The Unauthorized Autobiography by Lemony Snicket.  A fun short read for anyone who has enjoyed A Series of Unfortuante Events (it will make no sense otherwise).  The book was nicely designed coming with a reversible jacket to fool the bad guys as to what book you're reading, but poorly executed in that it fell apart while I read which should not happen to a fairly recent book.

Recent Listens

The Bully Pulpit by Doris Kearns Goodwin narrated by Edward Herrmann.  This examines the relationship between Theodore Roosevelt, William Howard Taft, and the media.  I found it quite enjoyable although I ended up with the distinct impression that Goodwin does not like TR.  I get it.  Will TR's one of my favorite presidents, he was had some major flaws all of which pop out in his campaign against Taft.  Actually, I could see a lot of that campaign echoed in our most recent presidential election in that TR campaigned by appealing to populist sentiment and insisting he was the only man who could fix things.  Taft comes off as so ridiculously nice it's amazing he got as far as he did.  Herrmann's narration was perfection as always.

Crackanory:  Too Cracked for TV.  Crackanory seems to be a British show with actors and comedians reading short stories.  It was free from Audible so I gave it a shot.  This has five stories which were fun and darkly twisted.  It was better than I expected free to be.

My Man Jeeves by P. G. Woodehouse narrated by Simon Prebble.  I love this book which collects stories about Bertie Wooster and Reggie Pepper (who is a lot like Bertie but slightly less of a twit).  Prebble's narration is most excellent.  His aunts were especially well done.
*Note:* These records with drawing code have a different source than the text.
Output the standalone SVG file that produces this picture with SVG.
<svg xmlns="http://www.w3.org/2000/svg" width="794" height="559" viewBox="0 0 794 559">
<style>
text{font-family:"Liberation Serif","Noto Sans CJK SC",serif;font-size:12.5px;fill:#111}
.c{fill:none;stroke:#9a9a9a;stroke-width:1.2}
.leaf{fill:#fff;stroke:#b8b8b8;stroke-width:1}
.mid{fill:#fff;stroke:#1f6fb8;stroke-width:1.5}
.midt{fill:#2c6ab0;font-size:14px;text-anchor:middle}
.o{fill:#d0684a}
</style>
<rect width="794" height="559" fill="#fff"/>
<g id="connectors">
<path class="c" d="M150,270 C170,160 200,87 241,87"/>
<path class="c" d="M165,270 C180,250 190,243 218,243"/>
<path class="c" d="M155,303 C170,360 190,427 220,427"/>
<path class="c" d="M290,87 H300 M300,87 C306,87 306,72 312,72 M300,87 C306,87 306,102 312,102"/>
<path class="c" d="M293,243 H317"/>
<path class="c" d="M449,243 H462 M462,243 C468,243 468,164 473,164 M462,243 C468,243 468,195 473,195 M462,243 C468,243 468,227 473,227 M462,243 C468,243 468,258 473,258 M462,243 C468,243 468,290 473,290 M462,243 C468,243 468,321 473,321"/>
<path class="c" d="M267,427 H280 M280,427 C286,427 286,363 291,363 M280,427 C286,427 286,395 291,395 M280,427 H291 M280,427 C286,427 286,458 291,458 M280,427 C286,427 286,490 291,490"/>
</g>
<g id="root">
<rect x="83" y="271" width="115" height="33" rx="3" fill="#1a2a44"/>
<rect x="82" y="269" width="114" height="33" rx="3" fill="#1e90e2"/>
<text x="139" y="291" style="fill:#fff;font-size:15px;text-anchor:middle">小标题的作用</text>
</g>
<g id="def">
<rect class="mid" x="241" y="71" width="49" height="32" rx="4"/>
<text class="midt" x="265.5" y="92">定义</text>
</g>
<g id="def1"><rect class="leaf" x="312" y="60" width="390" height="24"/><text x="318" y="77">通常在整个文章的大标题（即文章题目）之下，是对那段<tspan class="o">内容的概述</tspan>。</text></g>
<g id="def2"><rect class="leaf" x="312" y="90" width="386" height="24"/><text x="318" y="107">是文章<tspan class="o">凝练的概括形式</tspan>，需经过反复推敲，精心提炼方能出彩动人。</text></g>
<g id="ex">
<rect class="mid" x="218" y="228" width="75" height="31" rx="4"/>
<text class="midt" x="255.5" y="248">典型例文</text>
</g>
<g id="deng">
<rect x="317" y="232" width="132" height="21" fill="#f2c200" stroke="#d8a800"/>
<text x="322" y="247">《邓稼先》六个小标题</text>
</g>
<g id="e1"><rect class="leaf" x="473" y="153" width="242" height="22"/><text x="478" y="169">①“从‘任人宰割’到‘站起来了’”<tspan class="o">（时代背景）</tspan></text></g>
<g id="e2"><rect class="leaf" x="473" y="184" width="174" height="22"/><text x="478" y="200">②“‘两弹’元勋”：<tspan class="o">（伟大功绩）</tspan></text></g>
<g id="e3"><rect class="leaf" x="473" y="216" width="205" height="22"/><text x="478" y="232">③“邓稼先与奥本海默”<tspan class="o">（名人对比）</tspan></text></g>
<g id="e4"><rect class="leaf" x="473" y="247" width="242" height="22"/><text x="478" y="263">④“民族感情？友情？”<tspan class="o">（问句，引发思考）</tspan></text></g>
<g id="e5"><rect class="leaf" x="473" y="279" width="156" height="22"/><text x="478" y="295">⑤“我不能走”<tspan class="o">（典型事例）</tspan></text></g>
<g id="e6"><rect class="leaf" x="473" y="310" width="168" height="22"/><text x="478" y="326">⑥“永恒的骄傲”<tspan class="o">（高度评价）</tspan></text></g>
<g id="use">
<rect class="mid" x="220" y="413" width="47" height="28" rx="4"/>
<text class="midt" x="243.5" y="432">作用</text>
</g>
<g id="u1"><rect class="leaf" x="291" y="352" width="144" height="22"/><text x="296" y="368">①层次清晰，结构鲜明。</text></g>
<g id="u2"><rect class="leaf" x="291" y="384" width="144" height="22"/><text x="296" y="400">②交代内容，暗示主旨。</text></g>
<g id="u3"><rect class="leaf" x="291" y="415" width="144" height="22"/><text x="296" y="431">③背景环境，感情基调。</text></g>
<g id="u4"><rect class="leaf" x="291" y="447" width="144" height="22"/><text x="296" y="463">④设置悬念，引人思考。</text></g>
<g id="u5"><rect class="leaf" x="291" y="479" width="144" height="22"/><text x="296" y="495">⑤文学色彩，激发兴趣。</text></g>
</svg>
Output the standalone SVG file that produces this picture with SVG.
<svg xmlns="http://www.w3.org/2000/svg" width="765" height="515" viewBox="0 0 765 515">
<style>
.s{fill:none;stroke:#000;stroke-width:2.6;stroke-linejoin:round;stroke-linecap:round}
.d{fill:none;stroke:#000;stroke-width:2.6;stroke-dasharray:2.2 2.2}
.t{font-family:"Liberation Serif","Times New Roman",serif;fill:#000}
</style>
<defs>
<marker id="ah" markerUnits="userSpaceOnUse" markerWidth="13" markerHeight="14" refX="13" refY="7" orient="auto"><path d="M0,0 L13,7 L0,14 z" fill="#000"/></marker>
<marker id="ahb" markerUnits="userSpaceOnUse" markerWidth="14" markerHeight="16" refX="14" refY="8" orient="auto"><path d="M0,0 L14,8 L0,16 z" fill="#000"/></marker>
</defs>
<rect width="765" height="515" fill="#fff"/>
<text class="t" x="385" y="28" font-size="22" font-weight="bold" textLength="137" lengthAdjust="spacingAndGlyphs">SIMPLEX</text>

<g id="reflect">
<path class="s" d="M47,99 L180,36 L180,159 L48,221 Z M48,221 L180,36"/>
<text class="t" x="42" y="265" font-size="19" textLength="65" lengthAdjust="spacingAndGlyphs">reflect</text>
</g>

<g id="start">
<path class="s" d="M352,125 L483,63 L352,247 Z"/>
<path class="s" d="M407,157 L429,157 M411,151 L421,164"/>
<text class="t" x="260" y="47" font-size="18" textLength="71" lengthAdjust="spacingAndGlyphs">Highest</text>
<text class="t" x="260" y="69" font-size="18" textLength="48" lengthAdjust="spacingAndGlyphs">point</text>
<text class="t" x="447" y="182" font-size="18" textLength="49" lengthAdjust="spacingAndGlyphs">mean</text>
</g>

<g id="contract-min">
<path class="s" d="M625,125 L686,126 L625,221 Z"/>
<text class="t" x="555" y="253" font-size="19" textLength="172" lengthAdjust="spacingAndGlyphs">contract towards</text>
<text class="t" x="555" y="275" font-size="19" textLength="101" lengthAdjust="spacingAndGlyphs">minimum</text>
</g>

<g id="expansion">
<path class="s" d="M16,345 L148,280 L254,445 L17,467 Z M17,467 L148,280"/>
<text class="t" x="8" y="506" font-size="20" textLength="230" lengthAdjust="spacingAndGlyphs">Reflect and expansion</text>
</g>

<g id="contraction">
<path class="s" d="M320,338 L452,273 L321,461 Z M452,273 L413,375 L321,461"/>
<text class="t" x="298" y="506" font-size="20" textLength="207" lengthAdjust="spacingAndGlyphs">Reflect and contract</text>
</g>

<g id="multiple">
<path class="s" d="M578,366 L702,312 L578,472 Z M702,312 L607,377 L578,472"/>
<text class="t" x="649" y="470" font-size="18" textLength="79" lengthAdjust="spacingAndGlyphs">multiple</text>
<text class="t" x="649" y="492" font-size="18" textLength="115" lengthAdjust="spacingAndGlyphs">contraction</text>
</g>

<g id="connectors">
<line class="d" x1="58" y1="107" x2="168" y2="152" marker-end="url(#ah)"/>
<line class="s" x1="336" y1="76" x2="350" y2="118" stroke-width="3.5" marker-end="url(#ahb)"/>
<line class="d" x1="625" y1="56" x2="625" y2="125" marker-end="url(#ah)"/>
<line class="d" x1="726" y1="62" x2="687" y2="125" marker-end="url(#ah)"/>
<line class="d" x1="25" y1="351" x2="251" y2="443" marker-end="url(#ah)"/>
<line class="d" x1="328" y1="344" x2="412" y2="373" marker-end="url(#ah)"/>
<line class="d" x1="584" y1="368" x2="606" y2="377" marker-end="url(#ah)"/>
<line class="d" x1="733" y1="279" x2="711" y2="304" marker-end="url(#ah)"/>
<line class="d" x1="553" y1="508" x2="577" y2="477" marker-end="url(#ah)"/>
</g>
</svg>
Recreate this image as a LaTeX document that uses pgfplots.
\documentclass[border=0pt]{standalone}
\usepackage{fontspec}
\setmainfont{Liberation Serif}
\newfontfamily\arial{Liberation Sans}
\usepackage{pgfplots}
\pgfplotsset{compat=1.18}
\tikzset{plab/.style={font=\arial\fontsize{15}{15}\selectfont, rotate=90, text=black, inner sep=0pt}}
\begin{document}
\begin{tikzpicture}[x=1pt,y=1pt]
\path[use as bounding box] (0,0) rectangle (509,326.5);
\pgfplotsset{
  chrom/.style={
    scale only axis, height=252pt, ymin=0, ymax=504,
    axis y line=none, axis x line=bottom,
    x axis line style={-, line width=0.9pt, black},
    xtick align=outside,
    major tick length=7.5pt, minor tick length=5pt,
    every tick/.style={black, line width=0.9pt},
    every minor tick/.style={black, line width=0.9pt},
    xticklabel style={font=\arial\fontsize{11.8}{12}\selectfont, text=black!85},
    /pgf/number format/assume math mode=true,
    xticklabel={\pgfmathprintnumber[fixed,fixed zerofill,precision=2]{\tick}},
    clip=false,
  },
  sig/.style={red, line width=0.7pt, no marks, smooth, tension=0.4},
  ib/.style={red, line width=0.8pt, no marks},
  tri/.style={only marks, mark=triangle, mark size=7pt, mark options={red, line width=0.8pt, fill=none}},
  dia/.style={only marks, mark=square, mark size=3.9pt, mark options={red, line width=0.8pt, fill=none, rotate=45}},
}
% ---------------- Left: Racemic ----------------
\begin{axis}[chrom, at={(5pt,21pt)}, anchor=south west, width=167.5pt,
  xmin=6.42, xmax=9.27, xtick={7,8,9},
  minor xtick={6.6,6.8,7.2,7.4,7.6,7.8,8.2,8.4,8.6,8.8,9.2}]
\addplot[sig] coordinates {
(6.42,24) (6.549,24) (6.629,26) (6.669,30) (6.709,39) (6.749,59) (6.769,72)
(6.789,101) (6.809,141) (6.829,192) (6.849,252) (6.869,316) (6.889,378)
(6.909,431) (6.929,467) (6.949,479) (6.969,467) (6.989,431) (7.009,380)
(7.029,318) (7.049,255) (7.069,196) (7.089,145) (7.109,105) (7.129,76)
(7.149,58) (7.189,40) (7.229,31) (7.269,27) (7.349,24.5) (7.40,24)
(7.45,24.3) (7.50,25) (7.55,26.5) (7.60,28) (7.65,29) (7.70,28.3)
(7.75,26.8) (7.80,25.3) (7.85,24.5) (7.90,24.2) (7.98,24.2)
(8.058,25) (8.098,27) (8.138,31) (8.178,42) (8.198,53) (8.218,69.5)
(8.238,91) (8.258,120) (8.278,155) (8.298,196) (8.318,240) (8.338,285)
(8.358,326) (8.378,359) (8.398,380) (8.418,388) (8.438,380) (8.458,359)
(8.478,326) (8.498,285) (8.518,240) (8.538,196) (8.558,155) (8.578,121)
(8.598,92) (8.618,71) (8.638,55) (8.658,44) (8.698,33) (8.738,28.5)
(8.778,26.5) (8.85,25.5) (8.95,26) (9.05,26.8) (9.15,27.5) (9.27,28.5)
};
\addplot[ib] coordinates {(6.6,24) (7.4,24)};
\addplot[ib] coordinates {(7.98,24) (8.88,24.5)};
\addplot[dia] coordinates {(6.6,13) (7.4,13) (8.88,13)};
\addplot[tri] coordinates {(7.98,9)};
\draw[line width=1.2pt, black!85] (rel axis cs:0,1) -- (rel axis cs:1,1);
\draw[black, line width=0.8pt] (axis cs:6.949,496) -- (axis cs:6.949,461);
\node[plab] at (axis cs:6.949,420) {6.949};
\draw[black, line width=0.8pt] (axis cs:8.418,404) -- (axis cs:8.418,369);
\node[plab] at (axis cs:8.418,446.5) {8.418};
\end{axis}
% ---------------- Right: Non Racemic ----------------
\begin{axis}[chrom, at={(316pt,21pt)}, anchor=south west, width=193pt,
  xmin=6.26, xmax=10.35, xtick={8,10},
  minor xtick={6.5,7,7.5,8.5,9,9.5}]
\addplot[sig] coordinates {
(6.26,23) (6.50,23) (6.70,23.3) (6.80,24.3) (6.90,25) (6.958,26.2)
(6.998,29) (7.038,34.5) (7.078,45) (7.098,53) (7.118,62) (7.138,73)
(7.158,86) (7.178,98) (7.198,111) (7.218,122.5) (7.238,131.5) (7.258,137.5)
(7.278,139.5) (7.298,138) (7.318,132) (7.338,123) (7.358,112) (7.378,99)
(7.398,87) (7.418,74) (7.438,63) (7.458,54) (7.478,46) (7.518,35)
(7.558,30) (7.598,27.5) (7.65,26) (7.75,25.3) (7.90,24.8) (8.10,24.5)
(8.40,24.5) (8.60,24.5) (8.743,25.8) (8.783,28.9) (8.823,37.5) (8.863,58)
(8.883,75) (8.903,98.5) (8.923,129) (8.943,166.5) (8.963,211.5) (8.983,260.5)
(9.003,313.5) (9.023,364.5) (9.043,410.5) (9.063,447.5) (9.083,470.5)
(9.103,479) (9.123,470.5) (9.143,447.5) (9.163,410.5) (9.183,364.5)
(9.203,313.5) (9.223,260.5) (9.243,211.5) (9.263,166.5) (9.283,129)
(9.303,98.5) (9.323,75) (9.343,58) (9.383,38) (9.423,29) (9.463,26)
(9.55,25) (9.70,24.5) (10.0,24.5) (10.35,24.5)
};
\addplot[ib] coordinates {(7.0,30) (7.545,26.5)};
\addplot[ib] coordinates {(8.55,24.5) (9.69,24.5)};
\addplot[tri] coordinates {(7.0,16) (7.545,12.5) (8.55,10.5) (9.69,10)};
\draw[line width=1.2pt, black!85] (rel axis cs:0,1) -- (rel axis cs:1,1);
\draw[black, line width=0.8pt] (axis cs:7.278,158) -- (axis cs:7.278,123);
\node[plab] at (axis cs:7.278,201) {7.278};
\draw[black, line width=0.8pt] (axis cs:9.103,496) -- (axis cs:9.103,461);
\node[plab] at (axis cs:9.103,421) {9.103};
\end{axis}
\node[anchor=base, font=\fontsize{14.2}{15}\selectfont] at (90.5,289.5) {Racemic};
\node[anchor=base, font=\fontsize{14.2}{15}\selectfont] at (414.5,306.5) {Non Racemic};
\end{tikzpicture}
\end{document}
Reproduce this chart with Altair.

The next few months will be a bit different for me.  I usually do one audio book at a time but then a few week's ago Robert Caro showed up on C-Span's Q&A.  It was a good interview (especially the parts where the host quizzed Caro on his health and habits which show I'm not the only one worried Caro might die before completing The Years of Lyndon Johnson).  This inspired me to start listening to Caro's The Power Broker which is over 66 hours long.  While the book is excellent thus far, I cannot imaging spending months listening to the same book.  Since Audible conveniently as the book broken up into ten parts, I'm listening to one part, then a shorter book, then another part, and so forth.  Since I have a smart phone now, the Audible app makes it super easy to switch between books.  It seems to be working out so far.